**Task to carry out**
From the first line of the data below through the line holding "fig.patch.set_facecolor('white')", output each line exactly and leave the pictures out.

**Material**
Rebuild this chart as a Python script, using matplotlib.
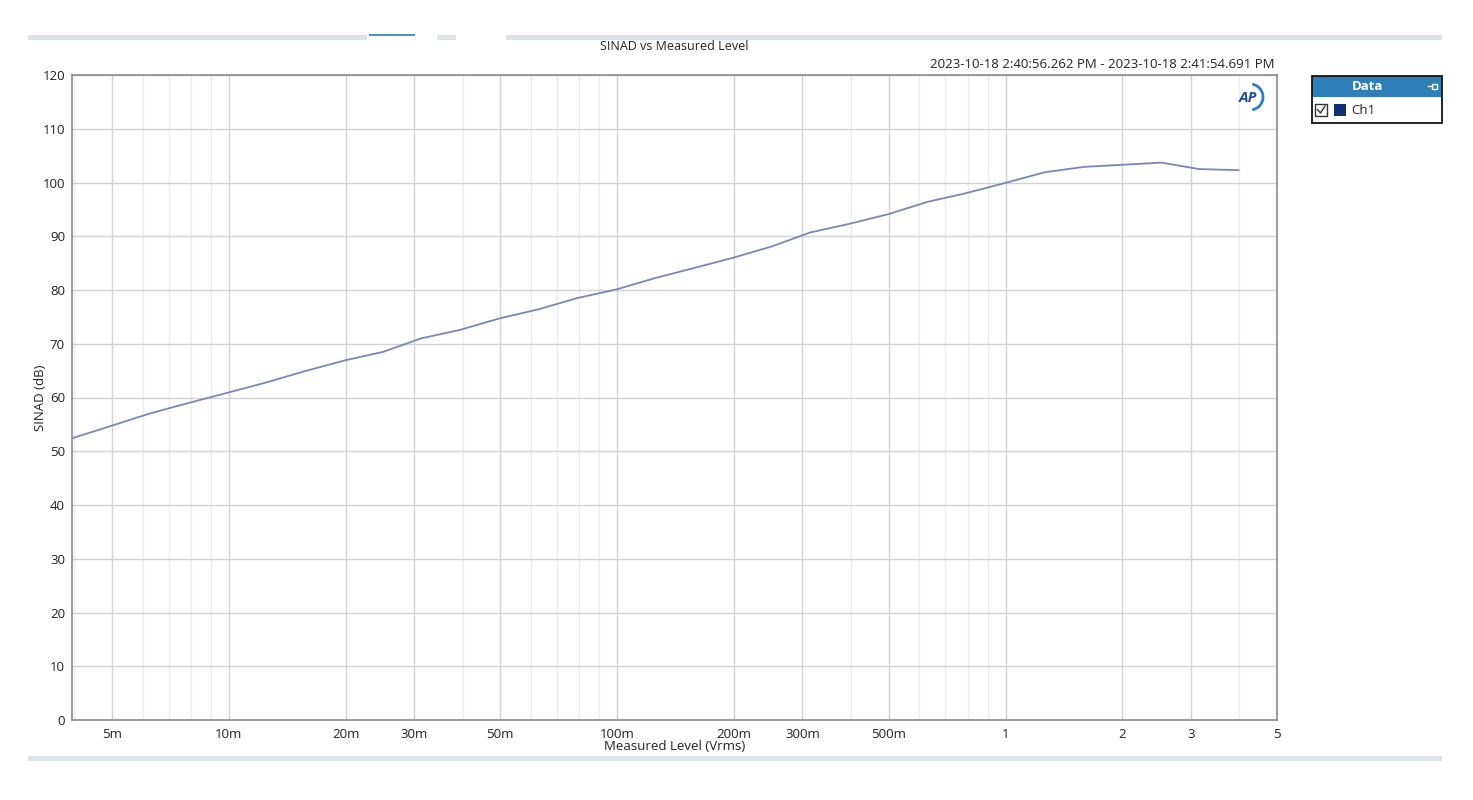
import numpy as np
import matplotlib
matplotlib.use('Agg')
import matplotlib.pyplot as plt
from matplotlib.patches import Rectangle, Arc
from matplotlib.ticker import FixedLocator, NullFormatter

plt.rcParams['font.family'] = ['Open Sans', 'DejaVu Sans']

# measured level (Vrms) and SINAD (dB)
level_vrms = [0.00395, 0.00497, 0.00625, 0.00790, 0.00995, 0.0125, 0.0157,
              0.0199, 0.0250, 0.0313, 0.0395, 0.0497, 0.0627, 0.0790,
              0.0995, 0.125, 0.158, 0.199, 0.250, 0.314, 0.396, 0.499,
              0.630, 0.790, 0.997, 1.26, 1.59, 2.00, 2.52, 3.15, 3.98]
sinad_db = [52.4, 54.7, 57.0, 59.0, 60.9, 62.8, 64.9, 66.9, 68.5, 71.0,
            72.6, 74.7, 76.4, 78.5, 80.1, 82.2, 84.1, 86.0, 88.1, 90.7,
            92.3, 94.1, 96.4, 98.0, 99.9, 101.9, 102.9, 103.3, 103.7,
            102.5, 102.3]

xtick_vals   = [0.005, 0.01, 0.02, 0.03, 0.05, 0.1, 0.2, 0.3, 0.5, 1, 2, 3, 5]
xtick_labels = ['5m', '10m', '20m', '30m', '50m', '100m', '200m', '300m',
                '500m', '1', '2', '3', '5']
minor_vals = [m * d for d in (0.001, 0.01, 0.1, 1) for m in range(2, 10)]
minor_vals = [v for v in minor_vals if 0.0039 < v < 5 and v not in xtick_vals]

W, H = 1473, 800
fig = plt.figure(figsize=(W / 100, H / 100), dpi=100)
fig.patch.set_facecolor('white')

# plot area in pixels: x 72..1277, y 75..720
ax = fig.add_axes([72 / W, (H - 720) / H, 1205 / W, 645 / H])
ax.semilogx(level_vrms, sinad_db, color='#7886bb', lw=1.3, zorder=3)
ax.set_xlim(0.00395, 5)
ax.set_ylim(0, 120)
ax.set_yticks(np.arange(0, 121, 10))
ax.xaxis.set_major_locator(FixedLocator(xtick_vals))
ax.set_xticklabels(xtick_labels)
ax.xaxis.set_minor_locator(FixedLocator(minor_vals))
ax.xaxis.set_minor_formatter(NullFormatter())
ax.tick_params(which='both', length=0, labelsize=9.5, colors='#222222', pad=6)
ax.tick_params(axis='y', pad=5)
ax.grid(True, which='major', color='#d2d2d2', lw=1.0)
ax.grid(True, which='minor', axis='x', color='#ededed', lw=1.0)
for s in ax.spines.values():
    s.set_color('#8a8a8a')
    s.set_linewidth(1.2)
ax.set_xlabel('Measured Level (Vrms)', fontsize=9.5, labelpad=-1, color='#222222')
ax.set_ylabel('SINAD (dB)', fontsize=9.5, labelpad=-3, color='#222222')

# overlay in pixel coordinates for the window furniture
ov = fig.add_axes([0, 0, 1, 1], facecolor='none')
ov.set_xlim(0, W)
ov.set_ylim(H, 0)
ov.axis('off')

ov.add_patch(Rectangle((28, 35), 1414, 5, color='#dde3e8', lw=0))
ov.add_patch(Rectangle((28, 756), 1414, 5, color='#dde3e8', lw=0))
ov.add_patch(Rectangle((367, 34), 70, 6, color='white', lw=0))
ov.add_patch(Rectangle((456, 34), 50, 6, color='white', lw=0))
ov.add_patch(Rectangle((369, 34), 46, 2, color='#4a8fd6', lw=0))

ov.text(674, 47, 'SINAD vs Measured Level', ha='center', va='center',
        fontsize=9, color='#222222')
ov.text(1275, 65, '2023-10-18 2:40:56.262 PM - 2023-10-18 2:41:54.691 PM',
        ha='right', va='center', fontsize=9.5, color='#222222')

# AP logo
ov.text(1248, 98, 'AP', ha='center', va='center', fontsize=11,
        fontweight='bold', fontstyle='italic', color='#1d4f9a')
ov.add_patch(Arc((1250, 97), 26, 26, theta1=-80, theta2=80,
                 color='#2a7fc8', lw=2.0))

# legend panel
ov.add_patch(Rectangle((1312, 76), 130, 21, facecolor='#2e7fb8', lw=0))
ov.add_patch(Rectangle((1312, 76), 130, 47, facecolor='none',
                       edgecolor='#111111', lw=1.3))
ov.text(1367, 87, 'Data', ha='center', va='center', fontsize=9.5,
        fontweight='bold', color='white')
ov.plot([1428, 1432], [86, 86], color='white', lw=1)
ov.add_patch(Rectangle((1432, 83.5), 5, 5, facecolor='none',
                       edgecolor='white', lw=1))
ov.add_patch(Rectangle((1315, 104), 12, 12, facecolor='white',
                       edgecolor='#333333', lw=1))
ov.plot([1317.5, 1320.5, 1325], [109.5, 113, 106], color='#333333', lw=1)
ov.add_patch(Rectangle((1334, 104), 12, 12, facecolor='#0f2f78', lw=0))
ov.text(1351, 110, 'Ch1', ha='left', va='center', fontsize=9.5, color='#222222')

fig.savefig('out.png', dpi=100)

**Answer to the task**
Rebuild this chart as a Python script, using matplotlib.
import numpy as np
import matplotlib
matplotlib.use('Agg')
import matplotlib.pyplot as plt
from matplotlib.patches import Rectangle, Arc
from matplotlib.ticker import FixedLocator, NullFormatter

plt.rcParams['font.family'] = ['Open Sans', 'DejaVu Sans']

# measured level (Vrms) and SINAD (dB)
level_vrms = [0.00395, 0.00497, 0.00625, 0.00790, 0.00995, 0.0125, 0.0157,
              0.0199, 0.0250, 0.0313, 0.0395, 0.0497, 0.0627, 0.0790,
              0.0995, 0.125, 0.158, 0.199, 0.250, 0.314, 0.396, 0.499,
              0.630, 0.790, 0.997, 1.26, 1.59, 2.00, 2.52, 3.15, 3.98]
sinad_db = [52.4, 54.7, 57.0, 59.0, 60.9, 62.8, 64.9, 66.9, 68.5, 71.0,
            72.6, 74.7, 76.4, 78.5, 80.1, 82.2, 84.1, 86.0, 88.1, 90.7,
            92.3, 94.1, 96.4, 98.0, 99.9, 101.9, 102.9, 103.3, 103.7,
            102.5, 102.3]

xtick_vals   = [0.005, 0.01, 0.02, 0.03, 0.05, 0.1, 0.2, 0.3, 0.5, 1, 2, 3, 5]
xtick_labels = ['5m', '10m', '20m', '30m', '50m', '100m', '200m', '300m',
                '500m', '1', '2', '3', '5']
minor_vals = [m * d for d in (0.001, 0.01, 0.1, 1) for m in range(2, 10)]
minor_vals = [v for v in minor_vals if 0.0039 < v < 5 and v not in xtick_vals]

W, H = 1473, 800
fig = plt.figure(figsize=(W / 100, H / 100), dpi=100)
fig.patch.set_facecolor('white')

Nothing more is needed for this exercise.